_Directions for this task_. Copy exactly the lines from the start of the material through the line with "let vQ = [0, 1.345];". Pictures stay out of the copy.

_Recorded data_.
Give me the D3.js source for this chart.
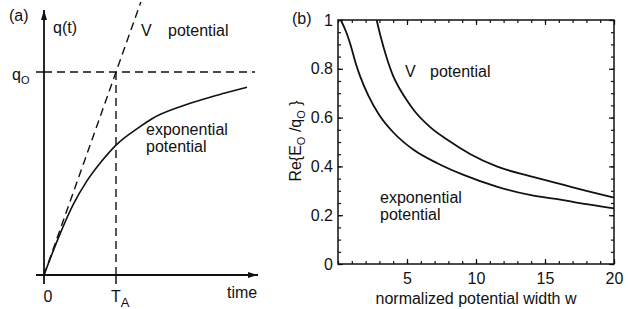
<!DOCTYPE html>
<html>
<head>
<meta charset="utf-8">
<script src="https://cdn.jsdelivr.net/npm/d3@7"></script>
<style>
  body { margin: 0; background: #fff; }
  svg { display: block; font-family: "Liberation Sans", Arial, Helvetica, sans-serif; }
  text { fill: #111; }
</style>
</head>
<body>
<svg id="fig" width="632" height="309"></svg>
<script>
// panel (a): time in units of T_A, charge in units of q0
let expT = [0, 0.22, 0.41, 0.59, 0.8, 1.0, 1.33, 1.5, 1.9, 2.2, 2.5, 2.82];
let expQ = [0, 0.2, 0.35, 0.46, 0.56, 0.64, 0.73, 0.77, 0.83, 0.865, 0.895, 0.925];
let vT = [0, 1.345];
let vQ = [0, 1.345];

// panel (b): normalized potential width w vs Re{E0/q0}
let wV = [2.8, 3.1, 3.5, 4.0, 4.5, 5.0, 5.5, 6.7, 7.9, 9.6, 11.5, 13.9, 16.3, 18, 20];
let eV = [1.0, 0.93, 0.85, 0.77, 0.715, 0.67, 0.63, 0.56, 0.51, 0.45, 0.40, 0.36, 0.325, 0.30, 0.272];
let wExp = [0.2, 0.6, 0.9, 1.3, 1.6, 2.2, 3.0, 4.0, 5.5, 7.2, 9.1, 11.5, 13.9, 16.3, 18, 20];
let eExp = [1.0, 0.95, 0.90, 0.82, 0.77, 0.69, 0.61, 0.54, 0.467, 0.413, 0.365, 0.317, 0.283, 0.262, 0.245, 0.228];

let xTicksB = [5, 10, 15, 20];
let yTicksB = [0, 0.2, 0.4, 0.6, 0.8, 1];

let svg = d3.select("#fig");
let ink = "#111";

svg.append("defs").append("marker")
    .attr("id", "arrow")
    .attr("viewBox", "0 0 10 6")
    .attr("refX", 10).attr("refY", 3)
    .attr("markerWidth", 10).attr("markerHeight", 6)
    .attr("markerUnits", "userSpaceOnUse")
    .attr("orient", "auto")
  .append("path")
    .attr("d", "M0,0L10,3L0,6Z")
    .attr("fill", ink);

// ---------- panel (a) ----------
let xa = d3.scaleLinear().domain([0, 3]).range([44, 260]);
let ya = d3.scaleLinear().domain([0, 1]).range([275, 72]);
let ga = svg.append("g");

// axes with arrows
ga.append("line")
    .attr("x1", xa(0)).attr("y1", 284).attr("x2", xa(0)).attr("y2", 10)
    .attr("stroke", ink).attr("stroke-width", 1.8).attr("marker-end", "url(#arrow)");
ga.append("line")
    .attr("x1", 36).attr("y1", ya(0)).attr("x2", 258).attr("y2", ya(0))
    .attr("stroke", ink).attr("stroke-width", 1.8).attr("marker-end", "url(#arrow)");
// tick at T_A and q0
ga.append("line")
    .attr("x1", xa(1)).attr("x2", xa(1)).attr("y1", ya(0)).attr("y2", 284)
    .attr("stroke", ink).attr("stroke-width", 1.5);
ga.append("line")
    .attr("x1", 36).attr("x2", xa(0)).attr("y1", ya(1)).attr("y2", ya(1))
    .attr("stroke", ink).attr("stroke-width", 1.5);

// dashed guides
ga.append("line")
    .attr("x1", xa(0)).attr("x2", xa(2.93)).attr("y1", ya(1)).attr("y2", ya(1))
    .attr("stroke", ink).attr("stroke-width", 1.4).attr("stroke-dasharray", "8,5");
ga.append("line")
    .attr("x1", xa(1)).attr("x2", xa(1)).attr("y1", ya(1)).attr("y2", ya(0))
    .attr("stroke", ink).attr("stroke-width", 1.4).attr("stroke-dasharray", "8,5");

let lineA = d3.line()
    .x(function(d) { return xa(d[0]); })
    .y(function(d) { return ya(d[1]); });

ga.append("path")
    .datum(d3.zip(vT, vQ))
    .attr("d", lineA)
    .attr("fill", "none").attr("stroke", ink).attr("stroke-width", 1.4)
    .attr("stroke-dasharray", "8,5");

ga.append("path")
    .datum(d3.zip(expT, expQ))
    .attr("d", lineA.curve(d3.curveMonotoneX))
    .attr("fill", "none").attr("stroke", ink).attr("stroke-width", 1.6);

ga.append("text").attr("x", 9).attr("y", 21).attr("font-size", 16).text("(a)");
ga.append("text").attr("x", 53).attr("y", 33).attr("font-size", 16).text("q(t)");
let q0 = ga.append("text").attr("x", 12).attr("y", 80).attr("font-size", 16);
q0.append("tspan").text("q");
q0.append("tspan").attr("font-size", 11).attr("dy", 4).text("O");
ga.append("text").attr("x", 141).attr("y", 36).attr("font-size", 16).text("V");
ga.append("text").attr("x", 168).attr("y", 36).attr("font-size", 16).text("potential");
ga.append("text").attr("x", 146).attr("y", 135).attr("font-size", 16).text("exponential");
ga.append("text").attr("x", 146).attr("y", 152).attr("font-size", 16).text("potential");
ga.append("text").attr("x", xa(0) + 4).attr("y", 302).attr("font-size", 16)
    .attr("text-anchor", "middle").text("0");
let ta = ga.append("text").attr("x", xa(1) - 5).attr("y", 302).attr("font-size", 16);
ta.append("tspan").text("T");
ta.append("tspan").attr("font-size", 13).attr("dy", 5).text("A");
ga.append("text").attr("x", 227).attr("y", 298).attr("font-size", 16).text("time");

// ---------- panel (b) ----------
let xb = d3.scaleLinear().domain([0, 20]).range([338, 614]);
let yb = d3.scaleLinear().domain([0, 1]).range([264, 20]);
let gb = svg.append("g");

function tickAxis(axis, values, size, fmt) {
  return axis.tickValues(values).tickSizeInner(size).tickSizeOuter(0).tickFormat(fmt);
}
let minorX = d3.range(0, 21, 1);
let minorY = d3.range(0, 21, 1).map(function(i) { return i / 20; });
let blank = function() { return ""; };

[
  [d3.axisBottom(xb), "translate(0," + yb(0) + ")", true],
  [d3.axisTop(xb), "translate(0," + yb(1) + ")", false],
  [d3.axisLeft(yb), "translate(" + xb(0) + ",0)", true],
  [d3.axisRight(yb), "translate(" + xb(20) + ",0)", false]
].forEach(function(a, i) {
  let isX = i < 2;
  let minor = gb.append("g").attr("transform", a[1])
      .call(tickAxis(a[0], isX ? minorX : minorY, -3, blank));
  minor.select(".domain").remove();
  minor.selectAll("line").attr("stroke", ink).attr("stroke-width", 1);
});

gb.append("g").attr("transform", "translate(0," + yb(0) + ")")
    .call(tickAxis(d3.axisBottom(xb), xTicksB, -5, d3.format("d")).tickPadding(9));
gb.append("g").attr("transform", "translate(" + xb(0) + ",0)")
    .call(tickAxis(d3.axisLeft(yb), yTicksB, -5, function(d) { return String(d); }).tickPadding(5));
gb.append("g").attr("transform", "translate(0," + yb(1) + ")")
    .call(tickAxis(d3.axisTop(xb), xTicksB, -5, blank));
gb.append("g").attr("transform", "translate(" + xb(20) + ",0)")
    .call(tickAxis(d3.axisRight(yb), yTicksB, -5, blank));
gb.selectAll(".domain").remove();
gb.selectAll(".tick line").attr("stroke", ink).attr("stroke-width", 1.2);
gb.selectAll(".tick text").attr("font-size", 16).attr("font-family", null).attr("fill", ink);

gb.append("rect")
    .attr("x", xb(0)).attr("y", yb(1))
    .attr("width", xb(20) - xb(0)).attr("height", yb(0) - yb(1))
    .attr("fill", "none").attr("stroke", ink).attr("stroke-width", 1.5);

let lineB = d3.line()
    .x(function(d) { return xb(d[0]); })
    .y(function(d) { return yb(d[1]); })
    .curve(d3.curveMonotoneX);

gb.append("path").datum(d3.zip(wV, eV)).attr("d", lineB)
    .attr("fill", "none").attr("stroke", ink).attr("stroke-width", 1.8);
gb.append("path").datum(d3.zip(wExp, eExp)).attr("d", lineB)
    .attr("fill", "none").attr("stroke", ink).attr("stroke-width", 1.8);

gb.append("text").attr("x", 292).attr("y", 24).attr("font-size", 16).text("(b)");
gb.append("text").attr("x", 405).attr("y", 77).attr("font-size", 16).text("V");
gb.append("text").attr("x", 430).attr("y", 77).attr("font-size", 16).text("potential");
gb.append("text").attr("x", 380).attr("y", 203).attr("font-size", 16).text("exponential");
gb.append("text").attr("x", 380).attr("y", 220).attr("font-size", 16).text("potential");
gb.append("text").attr("x", 476).attr("y", 304).attr("font-size", 16)
    .attr("text-anchor", "middle").text("normalized potential width w");

let yl = gb.append("text").attr("font-size", 16)
    .attr("text-anchor", "middle")
    .attr("transform", "translate(301,141) rotate(-90)");
yl.append("tspan").text("Re{E");
yl.append("tspan").attr("font-size", 11).attr("dy", 4).text("O");
yl.append("tspan").attr("dy", -4).text(" /q");
yl.append("tspan").attr("font-size", 11).attr("dy", 4).text("O");
yl.append("tspan").attr("dy", -4).text(" }");
</script>
</body>
</html>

_The reply_.
Give me the D3.js source for this chart.
<!DOCTYPE html>
<html>
<head>
<meta charset="utf-8">
<script src="https://cdn.jsdelivr.net/npm/d3@7"></script>
<style>
  body { margin: 0; background: #fff; }
  svg { display: block; font-family: "Liberation Sans", Arial, Helvetica, sans-serif; }
  text { fill: #111; }
</style>
</head>
<body>
<svg id="fig" width="632" height="309"></svg>
<script>
// panel (a): time in units of T_A, charge in units of q0
let expT = [0, 0.22, 0.41, 0.59, 0.8, 1.0, 1.33, 1.5, 1.9, 2.2, 2.5, 2.82];
let expQ = [0, 0.2, 0.35, 0.46, 0.56, 0.64, 0.73, 0.77, 0.83, 0.865, 0.895, 0.925];
let vT = [0, 1.345];
let vQ = [0, 1.345];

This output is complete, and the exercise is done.